The south elevation of the nave east of the porch displays two 13th-century windows with intersecting Y-tracery. Between them is a buttress with stone dressings and two offsets, below the upper of which is a slightly angled sundial bearing the date 1608. The wider angled buttress at the east end has stone dressings and three offsets and is similar to angle buttresses at the east end of the north elevation and two on the east elevation. The east elevation was built around 1789 and incorporates a re-set 14th-century window of 3 lights with intersections, glazing bars and tracery featuring cinquefoil heads and daggers above. The north elevation is blank and has 3 buttresses, each with 3 offsets.
Inside, a 12th-century doorway leads from the porch into the nave, decorated with chevron and billet motifs and having cushion capitals. On the north side of the nave is a similar opposing doorway (blocked), discovered in 1994, with identical decoration. The foot of the north doorway sits 0.8 metres below the nave floor, possibly respecting the level of the cloister into which it led. The nave has colonettes at either side with cushion capitals, billet and chevron mouldings to the outer arch, and wave moulding to the inner arch. The roof, not exposed, dates to the 18th century. The tower arch is slender and uses reused, decorated Norman stone. On either side of the tower arch are niches containing sculptured fragments, presumably from the Canons Chancel.

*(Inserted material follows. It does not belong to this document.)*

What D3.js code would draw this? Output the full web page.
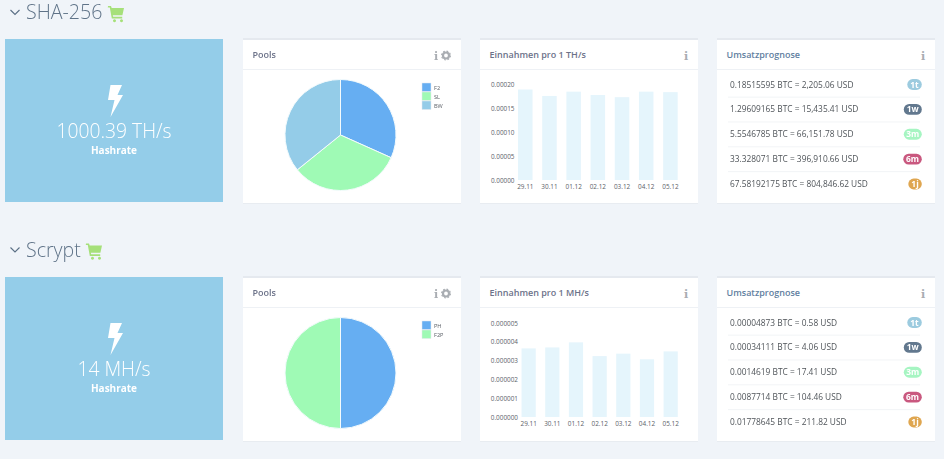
<!DOCTYPE html>
<html lang="de">
<head>
<meta charset="UTF-8">
<title>Hashrate Dashboard</title>
<script src="https://d3js.org/d3.v7.min.js"></script>
<style>
html, body { margin: 0; padding: 0; background: #f0f4f9; overflow: hidden; }
svg { display: block; font-family: 'Open Sans', sans-serif; filter: blur(0.5px); }
.tick line, .domain { display: none; }
.tick text { font-family: 'Open Sans', sans-serif; font-size: 6.4px; fill: #5c6168; }
</style>
</head>
<body>
<svg id="chart" width="944" height="459"></svg>
<script>
// chart values
const days = ["29.11", "30.11", "01.12", "02.12", "03.12", "04.12", "05.12"];

const shaPools = ["F2", "SL", "BW"];
const shaPoolShares = [31.7, 32.5, 35.8];
const shaIncome = [0.0001895, 0.000176, 0.000185, 0.000178, 0.0001735, 0.000185, 0.000184];
const shaTicks = [0, 0.00005, 0.0001, 0.00015, 0.0002];
const shaForecast = [
    "0.18515595 BTC = 2,205.06 USD",
    "1.29609165 BTC = 15,435.41 USD",
    "5.5546785 BTC = 66,151.78 USD",
    "33.328071 BTC = 396,910.66 USD",
    "67.58192175 BTC = 804,846.62 USD"
];

const scryptPools = ["PH", "F2P"];
const scryptPoolShares = [50, 50];
const scryptIncome = [0.00000365, 0.0000037, 0.00000397, 0.00000324, 0.00000337, 0.00000307, 0.00000349];
const scryptTicks = [0, 0.000001, 0.000002, 0.000003, 0.000004, 0.000005];
const scryptForecast = [
    "0.00004873 BTC = 0.58 USD",
    "0.00034111 BTC = 4.06 USD",
    "0.0014619 BTC = 17.41 USD",
    "0.0087714 BTC = 104.46 USD",
    "0.01778645 BTC = 211.82 USD"
];

const periods = ["1t", "1w", "3m", "6m", "1j"];
const periodColors = ["#9ccbdf", "#62788e", "#a6f5c2", "#c9587f", "#dfa650"];
const poolColors = ["#66aef2", "#9ffab5", "#94cce8"];

const svg = d3.select("#chart");

function card(g, x, y, title, titleColor) {
    g.append("rect").attr("x", x).attr("y", y - 2).attr("width", 218).attr("height", 2).attr("fill", "#e5e9ef");
    g.append("rect").attr("x", x).attr("y", y).attr("width", 218).attr("height", 163).attr("fill", "#fff");
    g.append("rect").attr("x", x).attr("y", y + 163).attr("width", 218).attr("height", 1).attr("fill", "#e8ecf1");
    g.append("rect").attr("x", x).attr("y", y + 29).attr("width", 218).attr("height", 1).attr("fill", "#eef1f5");
    g.append("text").attr("x", x + 9.5).attr("y", y + 18).text(title)
        .attr("font-size", 9).attr("font-weight", 600).attr("fill", titleColor);
}

function infoIcon(g, x, y) {
    g.append("text").attr("x", x).attr("y", y).text("i").attr("text-anchor", "middle")
        .attr("font-family", "'DejaVu Serif'")
        .attr("font-size", 11).attr("font-weight", 700).attr("fill", "#a9adb2");
}

function gearIcon(g, x, y) {
    g.append("circle").attr("cx", x).attr("cy", y).attr("r", 3)
        .attr("fill", "none").attr("stroke", "#a9adb2").attr("stroke-width", 2.2);
    g.append("circle").attr("cx", x).attr("cy", y).attr("r", 4.4)
        .attr("fill", "none").attr("stroke", "#a9adb2").attr("stroke-width", 1.2)
        .attr("stroke-dasharray", "1.73 1.73");
}

function drawSection(s) {
    const g = svg.append("g");
    const top = s.top;

    // heading
    g.append("path").attr("d", `M10.5 ${s.headY - 3}l4.5 4.5l4.5 -4.5`)
        .attr("fill", "none").attr("stroke", "#5a6f85").attr("stroke-width", 1.1);
    g.append("text").attr("x", 26).attr("y", s.headY + 6).text(s.name)
        .attr("font-size", 19.6).attr("font-weight", 300).attr("fill", "#5f7388");
    g.append("path")
        .attr("transform", `translate(${s.cartX},${s.headY - 7})`)
        .attr("fill", "#a6e07a")
        .attr("d", "M0 0h3l.7 2h12.3l-1.6 7.2h-9.6l.4 1.6h9v1.6h-10.4l-2 -10.8h-2zM6.5 13.2a1.5 1.5 0 1 0 .01 0zM13.5 13.2a1.5 1.5 0 1 0 .01 0z");

    // hashrate tile
    g.append("rect").attr("x", 5).attr("y", top - 1).attr("width", 218).attr("height", 163).attr("fill", "#94cde9");
    g.append("path")
        .attr("transform", `translate(105.5,${top + 45})`)
        .attr("fill", "#fff")
        .attr("d", "M5 0h11.5l-4.5 10h5.5l-12.5 22l4 -17h-6.5z");
    g.append("text").attr("x", 114).attr("y", top + 98).text(s.rate).attr("text-anchor", "middle")
        .attr("font-size", 19.3).attr("font-weight", 300).attr("fill", "#fff");
    g.append("text").attr("x", 114).attr("y", top + 114).text("Hashrate").attr("text-anchor", "middle")
        .attr("font-size", 10).attr("font-weight", 700).attr("fill", "#fff");

    // pools
    card(g, 243, top, "Pools", "#6c7289");
    infoIcon(g, 436, top + 19.5);
    gearIcon(g, 446, top + 15.5);
    const pie = d3.pie().sort(null);
    const arc = d3.arc().innerRadius(0).outerRadius(55.5);
    g.append("g").attr("transform", `translate(340.5,${top + 95})`)
        .selectAll("path").data(pie(s.shares)).join("path")
        .attr("d", arc).attr("fill", (d, i) => poolColors[i])
        .attr("stroke", "#f4fbfd").attr("stroke-width", 1);
    const legend = g.append("g").selectAll("g").data(s.pools).join("g")
        .attr("transform", (d, i) => `translate(422,${top + 43 + i * 9})`);
    legend.append("rect").attr("width", 9).attr("height", 8.5)
        .attr("fill", (d, i) => poolColors[i]).attr("stroke", "#e4e8ee").attr("stroke-width", 0.5);
    legend.append("text").attr("x", 12).attr("y", 6.5).text(d => d)
        .attr("font-size", 5.6).attr("fill", "#5c6168");

    // income bars
    card(g, 480, top, s.incomeTitle, "#6c7289");
    infoIcon(g, 686, top + 19.5);
    const x = d3.scaleBand().domain(days).range(s.xRange).paddingInner(0.4).paddingOuter(0.2);
    const y = d3.scaleLinear().domain(d3.extent(s.ticks)).range([top + s.y0, top + s.y1]);
    g.append("g").selectAll("rect").data(s.income).join("rect")
        .attr("x", (d, i) => x(days[i])).attr("width", x.bandwidth())
        .attr("y", d => y(d)).attr("height", d => y(0) - y(d))
        .attr("fill", "#e5f5fc");
    g.append("g").attr("transform", `translate(${s.axisX},0)`)
        .call(d3.axisLeft(y).tickValues(s.ticks).tickFormat(d3.format(s.fmt)).tickSize(0).tickPadding(0));
    g.append("g").attr("transform", `translate(0,${top + s.y0 + 2})`)
        .call(d3.axisBottom(x).tickSize(0).tickPadding(2));

    // forecast list
    card(g, 717, top, "Umsatzprognose", "#5f80a0");
    infoIcon(g, 923, top + 19.5);
    const rowY = d3.scalePoint().domain(d3.range(5)).range([top + 44.5, top + 144]);
    const rows = g.append("g").selectAll("g").data(s.forecast).join("g")
        .attr("transform", (d, i) => `translate(0,${rowY(i)})`);
    rows.filter((d, i) => i < 4).append("rect")
        .attr("x", 728).attr("y", 12.2).attr("width", 192).attr("height", 0.8).attr("fill", "#eef1f4");
    rows.append("text").attr("x", 730).attr("y", 3).text(d => d)
        .attr("font-size", 8.35).attr("fill", "#4f5459");
    const badgeW = [14.5, 18, 18, 18.5, 13.5];
    rows.append("rect")
        .attr("x", (d, i) => 921.8 - badgeW[i]).attr("y", -5.4)
        .attr("width", (d, i) => badgeW[i]).attr("height", 10.8).attr("rx", 5.4)
        .attr("fill", (d, i) => periodColors[i]);
    rows.append("text")
        .attr("x", (d, i) => 921.8 - badgeW[i] / 2).attr("y", 3).attr("text-anchor", "middle")
        .text((d, i) => periods[i])
        .attr("font-size", 8.4).attr("font-weight", 700).attr("fill", "#fff");
}

drawSection({
    name: "SHA-256", top: 40, headY: 13, cartX: 108, rate: "1000.39 TH/s",
    pools: shaPools, shares: shaPoolShares,
    incomeTitle: "Einnahmen pro 1 TH/s", income: shaIncome, ticks: shaTicks, fmt: ".5f",
    xRange: [513.2, 682.5], axisX: 514.5, y0: 140, y1: 44.5,
    forecast: shaForecast
});

drawSection({
    name: "Scrypt", top: 278, headY: 250.5, cartX: 86, rate: "14 MH/s",
    pools: scryptPools, shares: scryptPoolShares,
    incomeTitle: "Einnahmen pro 1 MH/s", income: scryptIncome, ticks: scryptTicks, fmt: ".6f",
    xRange: [516.8, 682.5], axisX: 518, y0: 139, y1: 45,
    forecast: scryptForecast
});
</script>
</body>
</html>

Fragments of memorials to the Naunton family remain in the church. A 14th-century brass to Sir John Wingfield and a 15th-century brass to Sir Thomas Wingfield, restored to the church, are mounted on the walls rather than in their original positions. Further 17th-century memorials to the Wingfield and Naunton families are located at the east end. The altar table is said to be 17th century in origin. The early 19th-century pulpit has a fluted frieze, and the nave box pews are of the same period.